> _TO BE DONE_: Exactly as written, write out the lines below from the first to the one containing "100000, 120000, 140000];", inclusive. Pictures do not belong in the copy.

### EXTRACTED MATERIAL

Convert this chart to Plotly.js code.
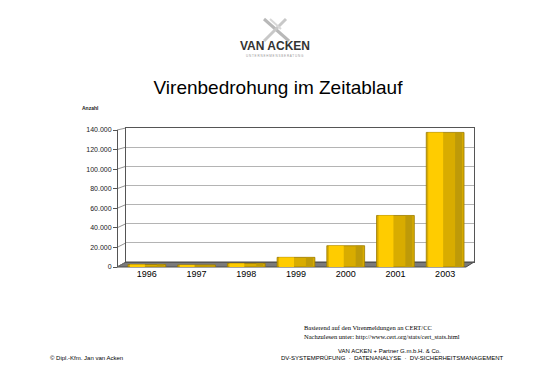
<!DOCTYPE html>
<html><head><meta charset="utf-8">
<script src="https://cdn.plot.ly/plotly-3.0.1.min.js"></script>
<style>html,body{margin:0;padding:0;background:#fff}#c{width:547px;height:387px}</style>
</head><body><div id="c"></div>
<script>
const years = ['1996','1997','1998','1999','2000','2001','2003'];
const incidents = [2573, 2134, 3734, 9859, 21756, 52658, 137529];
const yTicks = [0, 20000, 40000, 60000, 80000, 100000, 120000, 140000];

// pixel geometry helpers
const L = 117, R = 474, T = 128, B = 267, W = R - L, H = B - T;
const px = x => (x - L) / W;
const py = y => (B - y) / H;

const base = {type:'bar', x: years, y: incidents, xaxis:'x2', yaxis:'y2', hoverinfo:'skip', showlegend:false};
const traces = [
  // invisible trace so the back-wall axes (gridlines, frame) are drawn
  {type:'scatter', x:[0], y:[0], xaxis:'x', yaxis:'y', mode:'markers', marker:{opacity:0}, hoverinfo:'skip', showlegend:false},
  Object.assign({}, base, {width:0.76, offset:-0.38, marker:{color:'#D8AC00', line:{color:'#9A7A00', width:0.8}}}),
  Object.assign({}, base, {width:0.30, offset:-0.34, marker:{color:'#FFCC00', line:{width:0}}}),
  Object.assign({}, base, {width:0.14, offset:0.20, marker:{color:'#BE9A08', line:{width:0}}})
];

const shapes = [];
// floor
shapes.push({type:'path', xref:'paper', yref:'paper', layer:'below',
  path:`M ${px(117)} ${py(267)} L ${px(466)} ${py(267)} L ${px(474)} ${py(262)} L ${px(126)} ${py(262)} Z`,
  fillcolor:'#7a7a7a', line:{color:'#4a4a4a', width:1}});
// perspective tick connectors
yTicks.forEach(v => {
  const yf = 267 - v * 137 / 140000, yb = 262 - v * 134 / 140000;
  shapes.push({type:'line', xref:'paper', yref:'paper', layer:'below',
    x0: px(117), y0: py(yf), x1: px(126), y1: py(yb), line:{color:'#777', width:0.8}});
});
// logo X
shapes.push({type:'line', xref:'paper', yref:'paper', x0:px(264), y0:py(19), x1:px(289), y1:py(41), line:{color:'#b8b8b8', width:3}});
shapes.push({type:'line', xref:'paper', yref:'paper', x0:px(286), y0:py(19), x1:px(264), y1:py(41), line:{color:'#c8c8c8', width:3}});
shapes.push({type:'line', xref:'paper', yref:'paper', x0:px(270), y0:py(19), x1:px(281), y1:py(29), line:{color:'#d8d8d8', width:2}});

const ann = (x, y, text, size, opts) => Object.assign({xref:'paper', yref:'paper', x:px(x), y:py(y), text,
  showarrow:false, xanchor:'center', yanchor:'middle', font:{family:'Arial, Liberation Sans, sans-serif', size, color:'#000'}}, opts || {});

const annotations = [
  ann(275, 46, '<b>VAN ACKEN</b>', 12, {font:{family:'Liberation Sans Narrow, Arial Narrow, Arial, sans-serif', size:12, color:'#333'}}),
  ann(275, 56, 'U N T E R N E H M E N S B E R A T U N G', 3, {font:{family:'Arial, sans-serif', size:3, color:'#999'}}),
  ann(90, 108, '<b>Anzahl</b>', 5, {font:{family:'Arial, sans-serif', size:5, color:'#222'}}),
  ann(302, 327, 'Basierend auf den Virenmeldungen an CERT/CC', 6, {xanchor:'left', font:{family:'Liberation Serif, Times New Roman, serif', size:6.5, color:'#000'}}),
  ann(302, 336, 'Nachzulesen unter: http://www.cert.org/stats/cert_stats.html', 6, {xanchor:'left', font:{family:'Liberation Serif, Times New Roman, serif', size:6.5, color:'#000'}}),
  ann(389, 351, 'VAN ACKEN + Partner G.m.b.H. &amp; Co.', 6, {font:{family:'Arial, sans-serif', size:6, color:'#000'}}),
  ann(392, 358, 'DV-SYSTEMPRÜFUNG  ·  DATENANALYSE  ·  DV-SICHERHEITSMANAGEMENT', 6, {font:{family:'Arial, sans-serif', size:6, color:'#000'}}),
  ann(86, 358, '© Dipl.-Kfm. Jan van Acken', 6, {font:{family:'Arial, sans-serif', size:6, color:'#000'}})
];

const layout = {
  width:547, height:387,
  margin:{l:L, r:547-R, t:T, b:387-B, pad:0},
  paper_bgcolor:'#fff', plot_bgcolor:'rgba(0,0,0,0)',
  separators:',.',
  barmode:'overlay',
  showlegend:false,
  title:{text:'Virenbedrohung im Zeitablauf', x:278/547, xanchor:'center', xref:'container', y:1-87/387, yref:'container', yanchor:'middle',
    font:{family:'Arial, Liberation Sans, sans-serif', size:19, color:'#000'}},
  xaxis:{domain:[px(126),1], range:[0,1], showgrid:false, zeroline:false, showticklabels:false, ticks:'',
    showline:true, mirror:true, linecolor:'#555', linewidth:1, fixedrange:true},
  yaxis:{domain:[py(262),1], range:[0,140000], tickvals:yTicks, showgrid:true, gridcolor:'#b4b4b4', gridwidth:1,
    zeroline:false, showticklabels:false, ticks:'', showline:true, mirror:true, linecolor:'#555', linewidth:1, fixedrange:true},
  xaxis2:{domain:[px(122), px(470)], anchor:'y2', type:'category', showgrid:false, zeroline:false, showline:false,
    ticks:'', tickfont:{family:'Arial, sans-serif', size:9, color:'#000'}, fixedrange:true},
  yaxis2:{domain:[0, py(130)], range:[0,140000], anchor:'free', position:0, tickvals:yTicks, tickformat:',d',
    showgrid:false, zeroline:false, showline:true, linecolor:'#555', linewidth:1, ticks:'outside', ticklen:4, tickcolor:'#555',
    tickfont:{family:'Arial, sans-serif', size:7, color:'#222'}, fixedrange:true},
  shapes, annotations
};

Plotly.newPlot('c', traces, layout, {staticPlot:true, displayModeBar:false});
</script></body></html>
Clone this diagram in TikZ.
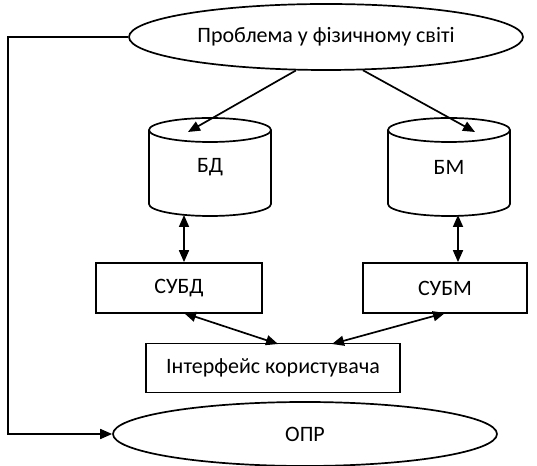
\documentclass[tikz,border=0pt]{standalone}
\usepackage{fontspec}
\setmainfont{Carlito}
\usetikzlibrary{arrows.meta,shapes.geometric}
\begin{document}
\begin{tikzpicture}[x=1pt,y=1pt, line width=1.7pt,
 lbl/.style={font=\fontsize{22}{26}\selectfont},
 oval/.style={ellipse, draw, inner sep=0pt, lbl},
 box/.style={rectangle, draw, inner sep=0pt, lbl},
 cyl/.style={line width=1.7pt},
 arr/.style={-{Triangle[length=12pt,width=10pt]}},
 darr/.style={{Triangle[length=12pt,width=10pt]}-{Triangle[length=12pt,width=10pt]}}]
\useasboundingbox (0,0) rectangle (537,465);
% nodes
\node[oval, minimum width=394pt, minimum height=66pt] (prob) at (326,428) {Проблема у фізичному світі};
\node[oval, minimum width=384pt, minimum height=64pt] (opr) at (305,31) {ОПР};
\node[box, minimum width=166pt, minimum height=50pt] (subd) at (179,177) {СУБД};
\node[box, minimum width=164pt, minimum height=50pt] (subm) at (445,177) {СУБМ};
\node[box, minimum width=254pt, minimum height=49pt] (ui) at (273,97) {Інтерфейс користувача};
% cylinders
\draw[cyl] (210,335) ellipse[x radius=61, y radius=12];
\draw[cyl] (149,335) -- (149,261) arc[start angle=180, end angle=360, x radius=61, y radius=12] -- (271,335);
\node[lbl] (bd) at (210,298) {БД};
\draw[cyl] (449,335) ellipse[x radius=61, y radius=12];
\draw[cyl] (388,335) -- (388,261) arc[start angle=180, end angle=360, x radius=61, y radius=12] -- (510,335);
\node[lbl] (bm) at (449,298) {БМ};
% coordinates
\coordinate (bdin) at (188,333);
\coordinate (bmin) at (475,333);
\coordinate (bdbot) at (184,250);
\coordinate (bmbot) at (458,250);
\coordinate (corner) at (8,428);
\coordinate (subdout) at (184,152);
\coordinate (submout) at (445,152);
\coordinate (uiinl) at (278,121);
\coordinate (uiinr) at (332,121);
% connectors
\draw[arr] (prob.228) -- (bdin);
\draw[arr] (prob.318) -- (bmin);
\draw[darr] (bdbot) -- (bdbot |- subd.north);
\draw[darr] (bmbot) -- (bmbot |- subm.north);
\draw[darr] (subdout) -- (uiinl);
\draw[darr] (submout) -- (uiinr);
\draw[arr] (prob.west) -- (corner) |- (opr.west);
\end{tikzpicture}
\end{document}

######

> _EXERCISE ANSWER_:
Convert this chart to Plotly.js code.
<!DOCTYPE html>
<html><head><meta charset="utf-8">
<script src="https://cdn.plot.ly/plotly-3.0.1.min.js"></script>
<style>html,body{margin:0;padding:0;background:#fff}#c{width:547px;height:387px}</style>
</head><body><div id="c"></div>
<script>
const years = ['1996','1997','1998','1999','2000','2001','2003'];
const incidents = [2573, 2134, 3734, 9859, 21756, 52658, 137529];
const yTicks = [0, 20000, 40000, 60000, 80000, 100000, 120000, 140000];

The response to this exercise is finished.